The only thing that can be said with total certainty about Donald Trump's presidency is that there has not been a single slow news day in the White House since his inauguration on January 20 last year. Experts are suffering whiplash from the rollercoaster of events. So with the first anniversary of the inauguration on Saturday, it is a good time to sift through the debris of the first year and look ahead. Here are seven common questions about the Trump presidency:
How has year one gone? Mr Trump has been lucky. There were no major international crises, save for the fallout of his recognition of Jerusalem as the capital of Israel. The economy is growing, though this is as much due to the economic cycle and the actions of his predecessor as to those of Mr Trump. Party discipline, which seemed likely to be a casualty of the Trump insurgency, has been reinforced. In the country 80 per cent of Republicans support him (but only 10 per cent of Democrats). The Republican establishment in Washington has swallowed its distaste for the freely tweeting president and found common cause on a tax reform. Hopes that Mr Trump would settle down to be a "normal president" are yet to be fulfilled; he is in permanent campaign mode.
Will he be impeached? Steve Bannon, Mr Trump's disgraced former chief strategist, said that the president had a 33 per cent chance of being impeached, a 33 per cent chance of resigning and a 33 per cent chance of limping to the finish of his first term. The odds on impeachment now look much longer. Impeachment would require a two-thirds super-majority of the US Senate; that is 67 votes out of 100. At this year's mid-term elections it is all but impossible for the Democrats and allied independents to raise their number of seats from 49 to 67. Given that, the investigation by special counsel Robert Mueller into alleged collusion between Russia and the Trump campaign would have to come up with some momentous evidence to get the Republicans to vote to ditch their man.
Will Trump change America? America’s constitutional safeguards – including a robust legal system and a free press – are functioning to hold the president to account. But for how long? Jacob Parakilas, a US expert at Chatham House in London, says: “The US constitutional system is designed not to be bulldozed by a dictator. But in the long term, it does not allow stasis. The Trump presidency will leave an impact.” That could be in the conservative judges he appoints or the dubious precedents he has established in threatening to set the law on his political opponents and sue a publisher for defamation or bringing his family members as advisors into the White House.

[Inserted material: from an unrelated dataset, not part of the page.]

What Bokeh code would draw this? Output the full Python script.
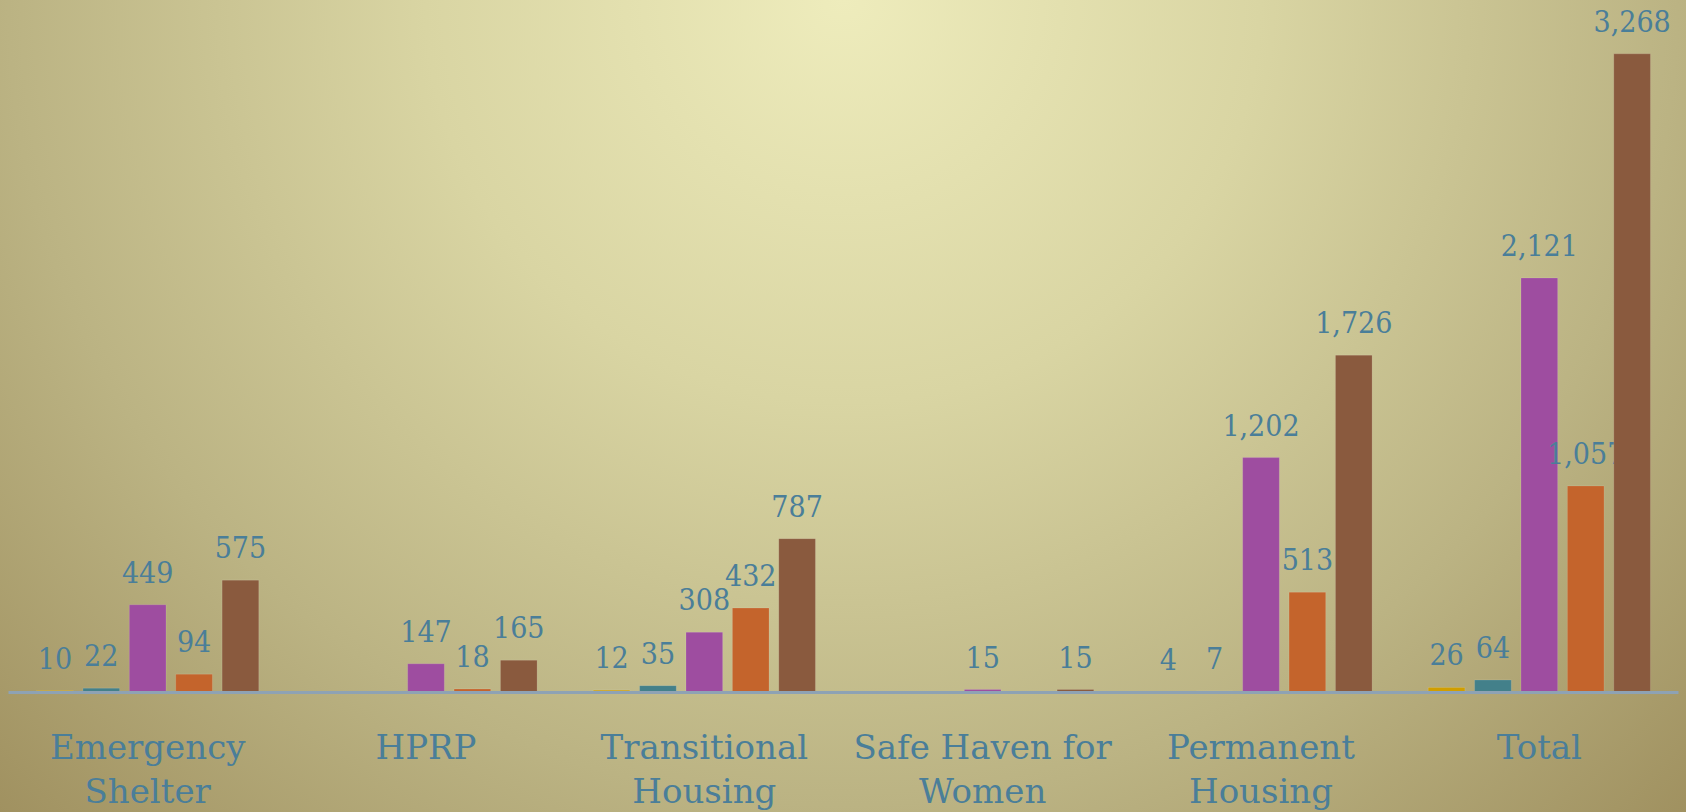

Should US allies be afraid? Allies are learning to treat the president’s tweets more as a political diversion than an indicator of policy. Some are downgrading contacts with the White House in favour of Congress, the Pentagon and the tech firms of Silicon Valley. By eviscerating the state department’s budget, Mr Trump has shown that he sets a low price on diplomacy. His promise to renegotiate the North American Free Trade Agreement with Canada and Mexico and to scrap the Iran nuclear agreement will leave a lasting question mark over the validity of America’s signature on an international treaty.
What is most concerning about the Trump White House? Even after a full year, the administration is woefully understaffed. This is due in part to chaotic organisation but also to a lack of qualified candidates who share the Trumpian vision and who are ready to take a job at a time when staffers may be questioned under oath by the Mueller investigation. According to Michael Wolff's Fire and Fury, a critical expose of the first seven months of Mr Trump's tenure in the White House, the administration is so lacking in legal expertise and the president so unwilling to engage in minutiae that it is up to the Republicans in Congress and assorted lobbyists to draft new laws.
And what about North Korea? The crisis over North Korea's nuclear and missile arsenal has been frozen by "snow diplomacy" ahead of the winter Olympic Games in South Korea next month. This has come about due to a temporary alignment of interests between the two countries of the Korean peninsula: the South needs to ensure a peaceful and successful games while the North is looking to drive a wedge between Washington and its allies in east Asia. But what about after the Games? North Korea is really the last place on earth where Washington would wish to have to resolve a nuclear weapons crisis. There are no diplomatic relations between Washington and Pyongyang and no hotline, only a cumbersome and slow channel through New York. Given the lack of staffing in the White House and the unpredictable nature of the North Korean regime, a catastrophic misunderstanding cannot be ruled out.
Will the US go to war with China? Mr Bannon described the US as being at "economic war" with China, a country that he sees as a "civilisational challenge". Now that the would-be White House ideologue has gone, US policy is likely to stay within more recognisable boundaries. Washington will soon impose some sanctions on China in the name of reducing the US trade deficit. Beijing is prepared for this and will no doubt respond. As for the broader picture, the prospect of a Trump presidency was deeply troubling to China, which has prospered mightily under the liberal world order that the president believes is costing too many American jobs. In a report for the New Yorker magazine, China expert Evan Osnos writes that Beijing now sees Mr Trump as dismantling the American imperium. "Trump is the biggest strategic opportunity for China," Yan Xuetong of Beijing's Tsinghua University is quoted as saying. Until recently it was thought China's moment to challenge the US would not come for a couple of decades. If Beijing is indeed speeding up the timetable of its rise, that could be radically disturbing to global stability.